Given instruction
Return, exactly as written, the lines that start at the one holding "Rebuild this chart" and end at the one holding "plt.rcParams['font.family'] = ['Liberation", with both of those lines kept. Skip any pictures.

* start *

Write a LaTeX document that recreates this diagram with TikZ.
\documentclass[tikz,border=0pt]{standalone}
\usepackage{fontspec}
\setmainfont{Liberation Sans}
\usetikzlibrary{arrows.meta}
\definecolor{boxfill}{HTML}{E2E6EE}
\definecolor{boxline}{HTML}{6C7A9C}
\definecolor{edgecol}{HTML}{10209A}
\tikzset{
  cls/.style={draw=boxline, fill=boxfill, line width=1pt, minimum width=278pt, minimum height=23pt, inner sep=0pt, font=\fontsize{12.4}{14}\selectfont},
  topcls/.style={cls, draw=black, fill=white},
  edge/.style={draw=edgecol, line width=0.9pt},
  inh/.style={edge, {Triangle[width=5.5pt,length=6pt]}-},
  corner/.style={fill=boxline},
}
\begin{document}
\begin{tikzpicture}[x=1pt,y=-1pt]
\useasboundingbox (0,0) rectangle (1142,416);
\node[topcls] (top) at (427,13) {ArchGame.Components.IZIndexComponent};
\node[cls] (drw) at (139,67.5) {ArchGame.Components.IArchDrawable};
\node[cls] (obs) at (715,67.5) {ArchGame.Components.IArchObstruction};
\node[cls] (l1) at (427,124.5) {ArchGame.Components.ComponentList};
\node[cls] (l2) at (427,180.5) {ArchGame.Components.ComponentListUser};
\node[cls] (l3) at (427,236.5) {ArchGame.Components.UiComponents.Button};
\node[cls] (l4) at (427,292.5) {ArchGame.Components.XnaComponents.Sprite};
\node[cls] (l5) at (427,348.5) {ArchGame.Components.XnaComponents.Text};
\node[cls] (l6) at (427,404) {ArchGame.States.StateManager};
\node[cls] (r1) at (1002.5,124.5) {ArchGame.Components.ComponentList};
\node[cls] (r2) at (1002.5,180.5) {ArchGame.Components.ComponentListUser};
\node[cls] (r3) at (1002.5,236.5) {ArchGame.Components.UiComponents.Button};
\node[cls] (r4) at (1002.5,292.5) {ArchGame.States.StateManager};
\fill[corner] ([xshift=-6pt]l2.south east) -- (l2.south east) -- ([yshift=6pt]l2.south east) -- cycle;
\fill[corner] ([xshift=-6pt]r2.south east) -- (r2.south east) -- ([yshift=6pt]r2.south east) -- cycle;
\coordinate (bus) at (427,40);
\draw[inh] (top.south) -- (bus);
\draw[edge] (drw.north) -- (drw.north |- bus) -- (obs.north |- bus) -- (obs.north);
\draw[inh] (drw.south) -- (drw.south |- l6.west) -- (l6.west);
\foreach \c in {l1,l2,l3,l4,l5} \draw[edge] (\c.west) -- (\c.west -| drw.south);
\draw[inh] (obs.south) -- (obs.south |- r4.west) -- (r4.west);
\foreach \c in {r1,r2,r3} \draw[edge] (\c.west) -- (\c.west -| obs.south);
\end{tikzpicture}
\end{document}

* end *
* start *

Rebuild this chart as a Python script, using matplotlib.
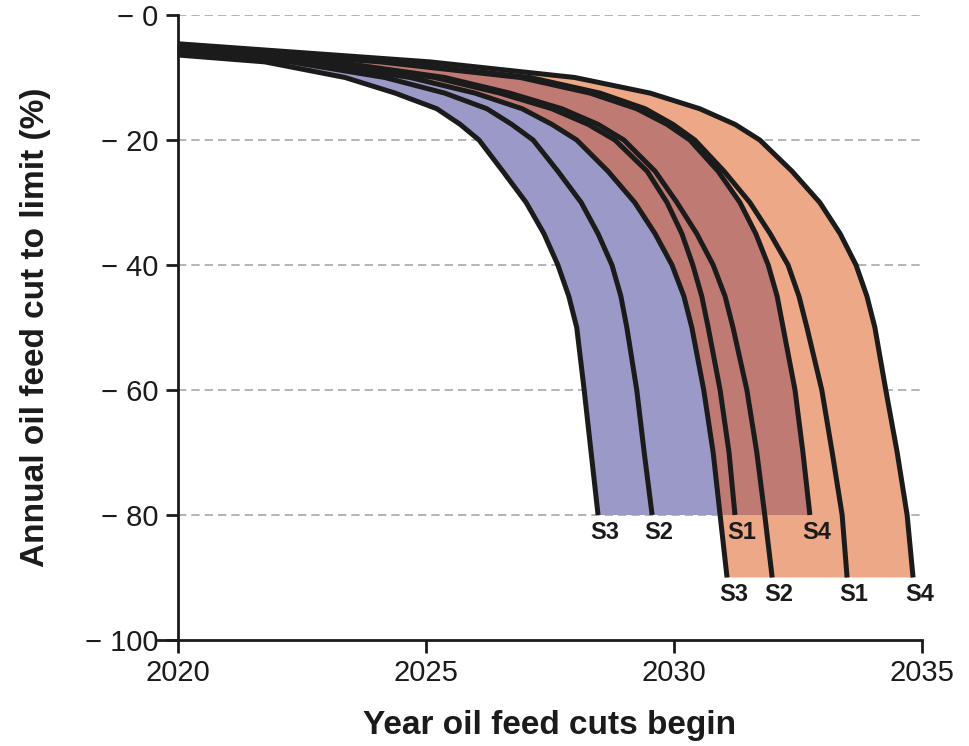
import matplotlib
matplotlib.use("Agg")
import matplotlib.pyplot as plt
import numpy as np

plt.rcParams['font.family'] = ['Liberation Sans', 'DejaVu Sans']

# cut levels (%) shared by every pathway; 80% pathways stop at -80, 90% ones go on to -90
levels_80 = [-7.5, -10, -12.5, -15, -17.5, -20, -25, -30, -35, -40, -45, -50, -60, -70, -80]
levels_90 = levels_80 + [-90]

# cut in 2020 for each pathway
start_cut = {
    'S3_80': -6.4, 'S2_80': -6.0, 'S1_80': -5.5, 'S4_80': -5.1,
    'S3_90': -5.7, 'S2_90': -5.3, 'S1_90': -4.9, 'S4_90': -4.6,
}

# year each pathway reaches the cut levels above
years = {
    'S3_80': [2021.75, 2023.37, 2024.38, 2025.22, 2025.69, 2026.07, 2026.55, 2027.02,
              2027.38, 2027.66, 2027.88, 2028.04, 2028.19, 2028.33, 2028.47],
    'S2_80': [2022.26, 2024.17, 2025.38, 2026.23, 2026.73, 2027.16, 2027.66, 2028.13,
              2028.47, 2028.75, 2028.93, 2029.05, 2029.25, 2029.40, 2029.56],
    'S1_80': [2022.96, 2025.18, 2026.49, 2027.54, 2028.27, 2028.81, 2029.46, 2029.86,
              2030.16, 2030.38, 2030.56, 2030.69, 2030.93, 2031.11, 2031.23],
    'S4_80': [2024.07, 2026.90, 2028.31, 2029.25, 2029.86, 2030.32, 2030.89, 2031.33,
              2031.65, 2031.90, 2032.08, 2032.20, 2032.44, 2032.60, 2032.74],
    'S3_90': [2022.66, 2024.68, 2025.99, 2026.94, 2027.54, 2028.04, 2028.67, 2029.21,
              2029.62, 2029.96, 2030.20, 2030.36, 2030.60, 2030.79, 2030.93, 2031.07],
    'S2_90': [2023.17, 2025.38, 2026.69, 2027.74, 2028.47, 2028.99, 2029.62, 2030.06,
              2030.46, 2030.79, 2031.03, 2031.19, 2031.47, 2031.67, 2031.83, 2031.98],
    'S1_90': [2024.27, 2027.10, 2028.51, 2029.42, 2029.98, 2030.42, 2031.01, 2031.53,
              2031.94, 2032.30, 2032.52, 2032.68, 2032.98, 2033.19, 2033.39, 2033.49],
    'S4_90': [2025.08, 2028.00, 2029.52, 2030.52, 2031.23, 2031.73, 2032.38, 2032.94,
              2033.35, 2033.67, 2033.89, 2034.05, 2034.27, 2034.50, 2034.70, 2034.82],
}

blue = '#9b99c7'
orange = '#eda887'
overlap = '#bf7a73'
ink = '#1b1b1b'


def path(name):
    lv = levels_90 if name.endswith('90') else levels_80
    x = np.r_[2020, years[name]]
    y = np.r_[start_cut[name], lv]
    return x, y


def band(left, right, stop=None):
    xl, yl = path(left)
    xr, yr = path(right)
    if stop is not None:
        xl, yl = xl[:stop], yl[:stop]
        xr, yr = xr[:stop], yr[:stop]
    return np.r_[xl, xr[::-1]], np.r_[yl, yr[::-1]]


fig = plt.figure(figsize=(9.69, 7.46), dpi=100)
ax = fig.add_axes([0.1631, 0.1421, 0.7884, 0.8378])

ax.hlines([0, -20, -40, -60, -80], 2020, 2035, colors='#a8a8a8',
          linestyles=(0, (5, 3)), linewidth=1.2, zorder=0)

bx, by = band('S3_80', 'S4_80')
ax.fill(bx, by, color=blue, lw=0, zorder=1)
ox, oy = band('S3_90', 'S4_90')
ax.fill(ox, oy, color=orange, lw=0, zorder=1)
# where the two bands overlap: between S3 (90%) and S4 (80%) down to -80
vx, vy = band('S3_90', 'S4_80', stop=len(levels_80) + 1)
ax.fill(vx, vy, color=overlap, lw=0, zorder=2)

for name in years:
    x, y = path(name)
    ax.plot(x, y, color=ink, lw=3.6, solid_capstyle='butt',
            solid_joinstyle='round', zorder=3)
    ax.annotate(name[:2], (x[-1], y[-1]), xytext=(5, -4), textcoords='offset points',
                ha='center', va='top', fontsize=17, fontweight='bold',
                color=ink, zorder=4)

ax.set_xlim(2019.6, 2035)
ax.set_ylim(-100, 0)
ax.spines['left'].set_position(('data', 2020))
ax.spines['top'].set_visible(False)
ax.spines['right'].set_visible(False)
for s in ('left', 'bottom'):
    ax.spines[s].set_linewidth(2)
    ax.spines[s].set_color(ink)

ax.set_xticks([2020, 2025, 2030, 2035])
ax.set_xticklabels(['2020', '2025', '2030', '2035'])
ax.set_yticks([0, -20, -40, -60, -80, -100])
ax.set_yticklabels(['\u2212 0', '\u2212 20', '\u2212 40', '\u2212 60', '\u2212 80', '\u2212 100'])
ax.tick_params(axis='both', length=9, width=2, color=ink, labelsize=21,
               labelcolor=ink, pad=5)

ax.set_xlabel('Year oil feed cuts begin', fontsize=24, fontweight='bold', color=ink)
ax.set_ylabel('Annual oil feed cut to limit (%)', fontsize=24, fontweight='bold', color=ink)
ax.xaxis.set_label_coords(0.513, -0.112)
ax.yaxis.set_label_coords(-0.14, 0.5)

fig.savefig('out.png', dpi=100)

* end *

Output below
Rebuild this chart as a Python script, using matplotlib.
import matplotlib
matplotlib.use("Agg")
import matplotlib.pyplot as plt
import numpy as np

plt.rcParams['font.family'] = ['Liberation Sans', 'DejaVu Sans']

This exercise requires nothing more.